The forgotten middle is another area to target as often high achieving (and motivated) students and low ability students are given additional attention.  Students at a C level are often banded together and reinforce average performance with lower expectations (and subsequent class averages) experienced.  By encouraging higher levels of success (by increasing expectation and modifying grade cutoffs/assessment difficulty) it is hypothesized that higher overall achievement can be achieved (a concept at the heart of pathway grades in public schools).

Classes averages of 65, with SD of 12 indicate success levels commonly experienced in Methods and Specialist classes.  Averages of 60 with SD of 10 indicate levels similar to Applications classes.  Low SD indicate that assessments or instruction may be too narrow and skills based, pedagogy change may be required, wider may indicate that sections of the class require additional attention. Both cases may indicate that streaming processes need review.

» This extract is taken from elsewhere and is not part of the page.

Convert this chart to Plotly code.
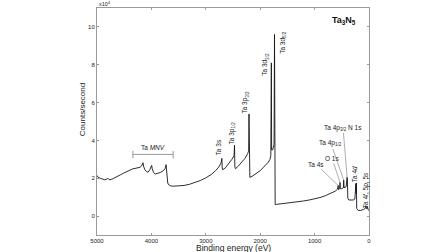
import plotly.graph_objects as go

# Binding energy (eV) and intensity (counts/second, in units of 1e4)
binding_energy = [5000, 4980, 4940, 4900, 4860, 4820, 4800, 4780, 4760, 4720, 4670, 4620, 4570, 4520,
                  4470, 4420, 4380, 4340, 4300, 4260, 4210, 4180, 4155, 4140, 4120, 4090, 4060, 4030,
                  3995, 3985, 3960, 3930, 3880, 3840, 3790, 3750, 3730, 3722, 3712, 3700, 3680, 3650,
                  3600, 3500, 3400, 3300, 3200, 3100, 3000, 2900, 2820, 2760, 2720, 2705, 2698, 2690,
                  2640, 2580, 2520, 2480, 2472, 2466, 2455, 2400, 2340, 2280, 2230, 2212, 2206, 2200,
                  2190, 2150, 2100, 2000, 1950, 1900, 1850, 1820, 1805, 1795, 1790, 1770, 1745, 1737,
                  1732, 1725, 1700, 1600, 1500, 1400, 1300, 1200, 1100, 1000, 900, 800, 700, 620,
                  580, 567, 560, 540, 533, 527, 500, 470, 465, 458, 420, 405, 397, 390, 370, 330,
                  290, 260, 245, 241, 236, 231, 226, 200, 150, 120, 100, 70, 60, 45, 40, 30, 25, 15, 5, 0]
counts_1e4 = [2.15, 2.05, 2.0, 1.95, 1.92, 1.95, 2.0, 1.93, 1.92, 1.96, 2.02, 2.1, 2.18, 2.26,
              2.33, 2.38, 2.45, 2.5, 2.52, 2.55, 2.58, 2.65, 2.82, 2.6, 2.45, 2.35, 2.32, 2.45,
              2.68, 2.5, 2.3, 2.22, 2.25, 2.3, 2.38, 2.5, 2.72, 2.3, 1.95, 1.75, 1.65, 1.6,
              1.58, 1.6, 1.62, 1.68, 1.76, 1.88, 2.02, 2.2, 2.4, 2.6, 2.8, 3.05, 2.55, 2.45,
              2.55, 2.75, 3.0, 3.2, 3.75, 2.6, 2.5, 2.65, 2.85, 3.05, 3.3, 3.45, 5.4, 2.4,
              2.05, 2.1, 2.2, 2.4, 2.55, 2.7, 2.85, 3.0, 3.2, 8.1, 3.5, 3.5, 3.8, 9.6,
              3.0, 0.6, 0.62, 0.65, 0.68, 0.72, 0.76, 0.8, 0.85, 0.9, 0.98, 1.08, 1.2, 1.32,
              1.42, 1.62, 1.4, 1.45, 1.78, 1.45, 1.45, 1.5, 1.9, 1.5, 1.55, 2.05, 2.0, 0.95, 0.85, 0.85,
              0.85, 0.9, 1.3, 1.72, 1.2, 1.75, 0.4, 0.3, 0.3, 0.32, 0.35, 0.4, 0.55, 0.45, 0.38, 0.5, 0.4, 0.35, 0.3, 0.3]

x_ticks = [5000, 4000, 3000, 2000, 1000, 0]
y_ticks = [0, 2, 4, 6, 8, 10]

# rotated peak labels: text, label BE, label height
rot_labels = ["Ta 3s", "Ta 3p<sub>1/2</sub>", "Ta 3p<sub>3/2</sub>", "Ta 3d<sub>3/2</sub>",
              "Ta 3d<sub>5/2</sub>", "Ta 4<i>d</i>", "Ta 4<i>f</i>, 5<i>p</i>, 5<i>s</i>"]
rot_x = [2776, 2518, 2279, 1912, 1581, 276, 55]
rot_y = [3.63, 4.37, 6.0, 8.05, 9.21, 2.21, 1.37]

# leader-line labels: text, peak BE, peak value, text position
lead_labels = ["Ta 4s", "O 1s", "Ta 4p<sub>1/2</sub>", "Ta 4p<sub>3/2</sub> N 1s"]
lead_peak_x = [567, 533, 465, 402]
lead_peak_y = [1.62, 1.78, 1.9, 2.05]
lead_text_x = [974, 680, 699, 478]
lead_text_y = [2.74, 3.05, 3.84, 4.68]

FONT = "Liberation Sans, Arial, sans-serif"
GRAY = "#9a9a9a"
TXT = "#222222"

fig = go.Figure()
fig.add_trace(go.Scatter(x=binding_energy, y=counts_1e4, mode="lines",
                         line=dict(color="#151515", width=0.9), hoverinfo="skip"))

annotations = []
for t, x, y in zip(rot_labels, rot_x, rot_y):
    annotations.append(dict(x=x, y=y, xref="x", yref="y", text=t, showarrow=False,
                            xanchor="center", yanchor="middle",
                            textangle=-90, font=dict(size=6.5, color=TXT, family=FONT)))
for t, px, py, tx, ty in zip(lead_labels, lead_peak_x, lead_peak_y, lead_text_x, lead_text_y):
    annotations.append(dict(x=px, y=py, xref="x", yref="y", ax=tx, ay=ty, axref="x", ayref="y",
                            text=t, showarrow=True, arrowhead=0, arrowwidth=0.6, arrowcolor="#777",
                            standoff=0, font=dict(size=6.5, color=TXT, family=FONT)))
annotations += [
    dict(x=3970, y=3.6, xref="x", yref="y", text="Ta <i>MNV</i>", showarrow=False,
         xanchor="center", font=dict(size=6.5, color=TXT, family=FONT)),
    dict(x=0.908, y=0.943, xref="paper", yref="paper", text="<b>Ta<sub>3</sub>N<sub>5</sub></b>",
         xanchor="center", yanchor="middle",
         showarrow=False, font=dict(size=9, color="#111", family=FONT)),
    dict(x=0, y=1.0, xref="paper", yref="paper", text="x10<sup>4</sup>", xanchor="left",
         yanchor="middle", yshift=4, showarrow=False, font=dict(size=5.5, color=TXT, family=FONT)),
    dict(x=-0.055, y=0.55, xref="paper", yref="paper", text="Counts/second", textangle=-90,
         xanchor="center", yanchor="middle",
         showarrow=False, font=dict(size=8, color=TXT, family=FONT)),
    dict(x=0.5, y=-0.0, xref="paper", yref="paper", yshift=-12.5, text="Binding energy (eV)",
         xanchor="center", yanchor="middle",
         showarrow=False, font=dict(size=8.5, color=TXT, family=FONT)),
]

shapes = [
    dict(type="line", xref="x", yref="y", x0=4340, x1=3600, y0=3.26, y1=3.26, line=dict(color=GRAY, width=1)),
    dict(type="line", xref="x", yref="y", x0=4340, x1=4340, y0=3.05, y1=3.45, line=dict(color=GRAY, width=1)),
    dict(type="line", xref="x", yref="y", x0=3600, x1=3600, y0=3.05, y1=3.45, line=dict(color=GRAY, width=1)),
]

fig.update_layout(
    width=448, height=252, margin=dict(l=97, r=79, t=8, b=17),
    paper_bgcolor="white", plot_bgcolor="white", showlegend=False,
    font=dict(family=FONT, size=6, color=TXT),
    annotations=annotations, shapes=shapes,
    xaxis=dict(range=[5000, 0], tickvals=x_ticks, ticks="inside", ticklen=2, tickcolor=GRAY,
               showline=True, linecolor=GRAY, linewidth=1, mirror="ticks", showgrid=False,
               zeroline=False, tickfont=dict(size=6), automargin=False),
    yaxis=dict(range=[-1, 11], tickvals=y_ticks, ticks="inside", ticklen=2, tickcolor=GRAY,
               showline=True, linecolor=GRAY, linewidth=1, mirror="ticks", showgrid=False,
               zeroline=False, tickfont=dict(size=6), automargin=False),
)

fig.write_html("out.html", config={"displayModeBar": False, "staticPlot": True},
               post_script="document.body.style.margin='0';document.body.style.overflow='hidden';")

Given 85% of students achieving passing grades is difficult to achieve, it requires attention at a student level, analysing individual student performance/underperformance, how it can be measured and how it can be improved. This can be done vs standardised testing or class averages longitudinally by teachers to identify students that require additional attention.

Where students experience legitimate, well explained succcess, senior school Mathematics participation, retention in courses and course achievement should improve.  The cycle of improvement is long, with 5-7 years to see significant change in results and culture of achievement.  Short term gains at a year or class level need to be celebrated to maintain the focus on improvement.